> _TASK TO CARRY OUT_
Give the data below again exactly as written, without its pictures.
## Start
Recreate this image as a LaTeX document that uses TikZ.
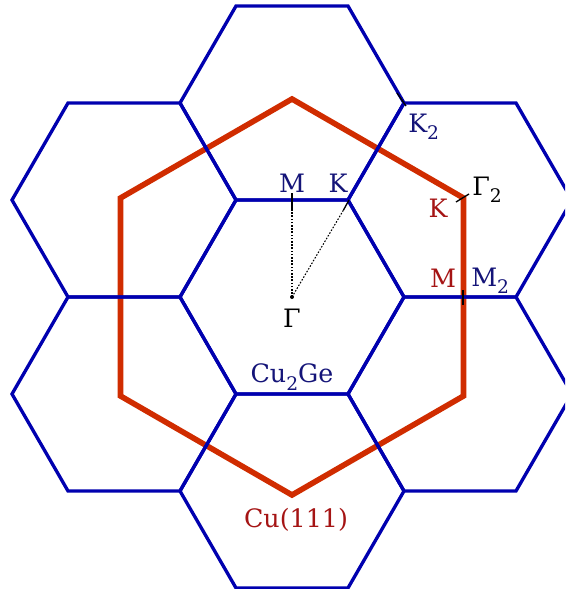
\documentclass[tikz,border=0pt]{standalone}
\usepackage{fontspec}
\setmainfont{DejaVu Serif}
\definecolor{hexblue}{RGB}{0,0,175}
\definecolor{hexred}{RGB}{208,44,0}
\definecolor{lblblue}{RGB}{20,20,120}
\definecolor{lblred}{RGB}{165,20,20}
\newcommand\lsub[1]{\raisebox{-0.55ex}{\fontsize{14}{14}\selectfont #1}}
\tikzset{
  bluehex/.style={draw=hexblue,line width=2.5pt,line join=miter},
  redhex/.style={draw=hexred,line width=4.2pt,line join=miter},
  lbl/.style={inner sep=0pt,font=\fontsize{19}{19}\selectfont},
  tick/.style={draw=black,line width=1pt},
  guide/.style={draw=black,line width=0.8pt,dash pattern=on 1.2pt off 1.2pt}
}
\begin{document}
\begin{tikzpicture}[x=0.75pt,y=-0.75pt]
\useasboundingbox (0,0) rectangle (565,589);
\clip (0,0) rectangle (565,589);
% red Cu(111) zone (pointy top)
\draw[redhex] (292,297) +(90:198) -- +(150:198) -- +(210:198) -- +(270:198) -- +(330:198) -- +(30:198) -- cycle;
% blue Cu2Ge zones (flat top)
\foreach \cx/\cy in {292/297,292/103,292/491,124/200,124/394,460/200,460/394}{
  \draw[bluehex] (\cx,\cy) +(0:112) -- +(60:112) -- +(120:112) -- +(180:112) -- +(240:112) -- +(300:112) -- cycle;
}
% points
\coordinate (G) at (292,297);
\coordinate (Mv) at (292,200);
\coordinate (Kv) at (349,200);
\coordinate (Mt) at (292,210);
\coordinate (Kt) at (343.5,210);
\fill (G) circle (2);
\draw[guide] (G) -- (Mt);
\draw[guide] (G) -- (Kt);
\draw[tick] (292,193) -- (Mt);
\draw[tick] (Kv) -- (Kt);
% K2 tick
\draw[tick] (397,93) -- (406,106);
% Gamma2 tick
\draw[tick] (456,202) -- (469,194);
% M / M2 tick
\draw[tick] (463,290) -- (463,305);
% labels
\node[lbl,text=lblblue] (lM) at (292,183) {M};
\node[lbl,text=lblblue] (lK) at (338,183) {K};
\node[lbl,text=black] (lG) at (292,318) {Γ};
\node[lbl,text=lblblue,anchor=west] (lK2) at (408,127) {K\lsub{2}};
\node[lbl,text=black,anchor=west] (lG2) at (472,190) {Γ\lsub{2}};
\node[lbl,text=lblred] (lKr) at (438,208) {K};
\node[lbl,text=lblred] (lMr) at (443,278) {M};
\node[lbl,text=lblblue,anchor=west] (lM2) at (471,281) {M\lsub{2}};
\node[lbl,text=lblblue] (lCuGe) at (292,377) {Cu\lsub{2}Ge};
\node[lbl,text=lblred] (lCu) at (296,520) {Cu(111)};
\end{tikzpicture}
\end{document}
## End
> _RESPONSE_
Recreate this image as a LaTeX document that uses TikZ.
\documentclass[tikz,border=0pt]{standalone}
\usepackage{fontspec}
\setmainfont{DejaVu Serif}
\definecolor{hexblue}{RGB}{0,0,175}
\definecolor{hexred}{RGB}{208,44,0}
\definecolor{lblblue}{RGB}{20,20,120}
\definecolor{lblred}{RGB}{165,20,20}
\newcommand\lsub[1]{\raisebox{-0.55ex}{\fontsize{14}{14}\selectfont #1}}
\tikzset{
  bluehex/.style={draw=hexblue,line width=2.5pt,line join=miter},
  redhex/.style={draw=hexred,line width=4.2pt,line join=miter},
  lbl/.style={inner sep=0pt,font=\fontsize{19}{19}\selectfont},
  tick/.style={draw=black,line width=1pt},
  guide/.style={draw=black,line width=0.8pt,dash pattern=on 1.2pt off 1.2pt}
}
\begin{document}
\begin{tikzpicture}[x=0.75pt,y=-0.75pt]
\useasboundingbox (0,0) rectangle (565,589);
\clip (0,0) rectangle (565,589);
% red Cu(111) zone (pointy top)
\draw[redhex] (292,297) +(90:198) -- +(150:198) -- +(210:198) -- +(270:198) -- +(330:198) -- +(30:198) -- cycle;
% blue Cu2Ge zones (flat top)
\foreach \cx/\cy in {292/297,292/103,292/491,124/200,124/394,460/200,460/394}{
  \draw[bluehex] (\cx,\cy) +(0:112) -- +(60:112) -- +(120:112) -- +(180:112) -- +(240:112) -- +(300:112) -- cycle;
}
% points
\coordinate (G) at (292,297);
\coordinate (Mv) at (292,200);
\coordinate (Kv) at (349,200);
\coordinate (Mt) at (292,210);
\coordinate (Kt) at (343.5,210);
\fill (G) circle (2);
\draw[guide] (G) -- (Mt);
\draw[guide] (G) -- (Kt);
\draw[tick] (292,193) -- (Mt);
\draw[tick] (Kv) -- (Kt);
% K2 tick
\draw[tick] (397,93) -- (406,106);
% Gamma2 tick
\draw[tick] (456,202) -- (469,194);
% M / M2 tick
\draw[tick] (463,290) -- (463,305);
% labels
\node[lbl,text=lblblue] (lM) at (292,183) {M};
\node[lbl,text=lblblue] (lK) at (338,183) {K};
\node[lbl,text=black] (lG) at (292,318) {Γ};
\node[lbl,text=lblblue,anchor=west] (lK2) at (408,127) {K\lsub{2}};
\node[lbl,text=black,anchor=west] (lG2) at (472,190) {Γ\lsub{2}};
\node[lbl,text=lblred] (lKr) at (438,208) {K};
\node[lbl,text=lblred] (lMr) at (443,278) {M};
\node[lbl,text=lblblue,anchor=west] (lM2) at (471,281) {M\lsub{2}};
\node[lbl,text=lblblue] (lCuGe) at (292,377) {Cu\lsub{2}Ge};
\node[lbl,text=lblred] (lCu) at (296,520) {Cu(111)};
\end{tikzpicture}
\end{document}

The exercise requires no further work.